Obwohl in der Interimsverfassung verankert, wird eine notwendige Agrarreform nur zögerlich umgesetzt, und der Fokus der Landwirtschaftspolitik richtete sich bisher mehr auf die industrielle Agrarproduktion und weniger auf den Zugang zu Ressourcen für Arme und gerechte Verteilung. Staatliche Nahrungsverteilungsprogramme, die oft nicht über funktionierende Monitoringsysteme verfügen, erreichen selten die am schwersten Betroffenen. Daneben ist Nepal eines der verwundbarsten Länder in Bezug auf Auswirkungen des Klimawandels; laut Climate Change Vulnerability Index 2011 befindet sich Nepal an vierter Stelle der verwundbarsten Länder weltweit.
Soziale Inklusion
Besonders marginalisierte Bevölkerungsgruppen wie Frauen, ehemalige Schuldknechte, Dalits (ehemals „Unberührbare“), indigene und andere ethnische, religiöse und sexuelle Minderheiten, Landlose, Menschen mit Behinderungen oder HIV/Aids sind in Nepal vielfältiger Diskriminierung ausgesetzt. Ihnen werden oftmals der Zugang zu Land, Nahrungsmitteln, gesundheitlicher Versorgung, Bildung, Arbeit, Justiz und die Teilhabe an Entscheidungsprozessen verwehrt.

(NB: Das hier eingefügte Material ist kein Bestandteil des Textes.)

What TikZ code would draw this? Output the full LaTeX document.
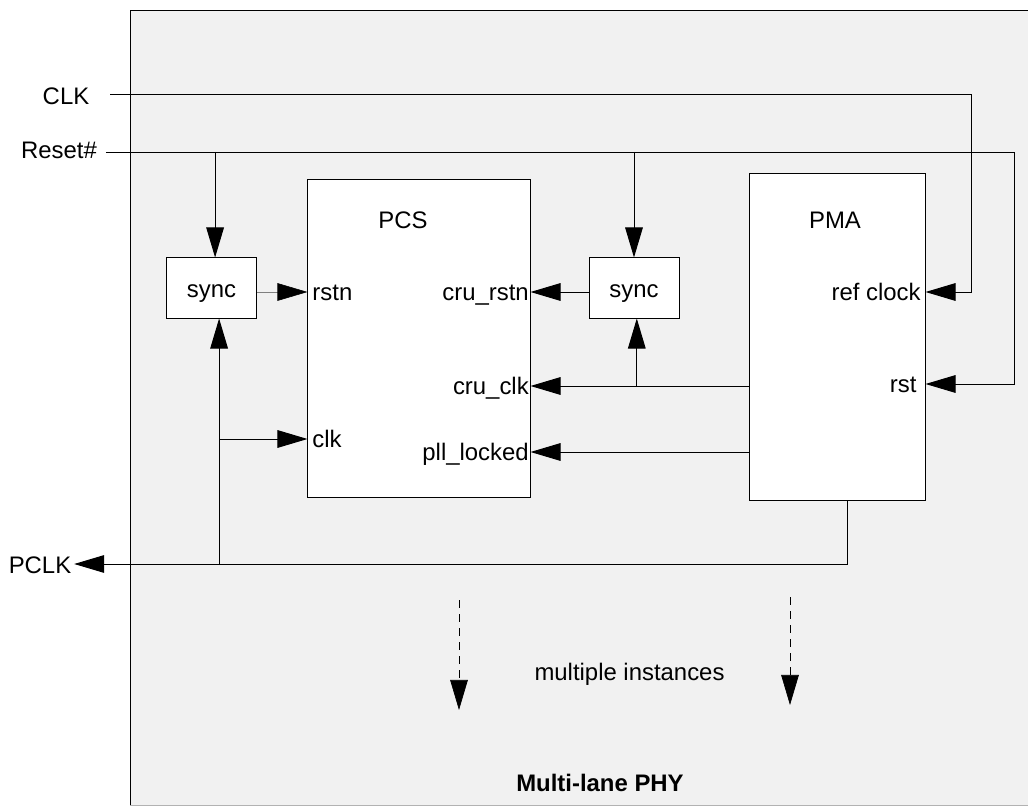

Nepal hat zwar 2011 ein Gesetz gegen Kastendiskriminierung und sog. „Unberührbarkeit“ verabschiedet, die effektive Umsetzung lässt jedoch auf sich warten.
Frauen sind zudem nach wie vor in hohem Maße häuslicher und sexueller Gewalt ausgesetzt. Frauen und Mädchen sind häufig Opfer von Menschenhandel; sowohl innerhalb Nepals als auch in Ländern wie Indien oder den Golfstaaten, wo sie entweder zu unmenschlichen Bedingungen in Haushalten oder als Prostituierte arbeiten müssen.
Schutz und Sicherheit von Menschenrechtsverteidiger*innen
Nepalesische Menschenrechtsverteidiger/innen, die sich aktiv für die Aufarbeitung von Menschenrechtsverletzungen einsetzen und diese Fälle juristisch begleiten, sind aufgrund ihrer Arbeit Bedrohungen, Druck und Einschüchterungen sowie Übergriffen und Diskriminierungen ausgesetzt. Daneben sind auch Journalisten/innen, die über Menschenrechtsverletzungen berichten, u.a. Morddrohungen ausgesetzt.
Der nepalesischen Menschenrechtsorganisation INSEC zufolge wurden zwischen Januar und Oktober 2012 über 200 Menschenrechtsverteidiger/innen Opfer von Menschenrechtsverletzungen (darunter 5 Ermordungen, u.a. eines Richters des Obersten Gerichtshofes). Unter diesen befanden sich insgesamt 79 Journalisten/innen. Bei der Hälfte der Fälle waren die Täter erwiesenermaßen Mitglieder politischer Parteien, Regierungsbeamte und staatliche Sicherheitskräfte.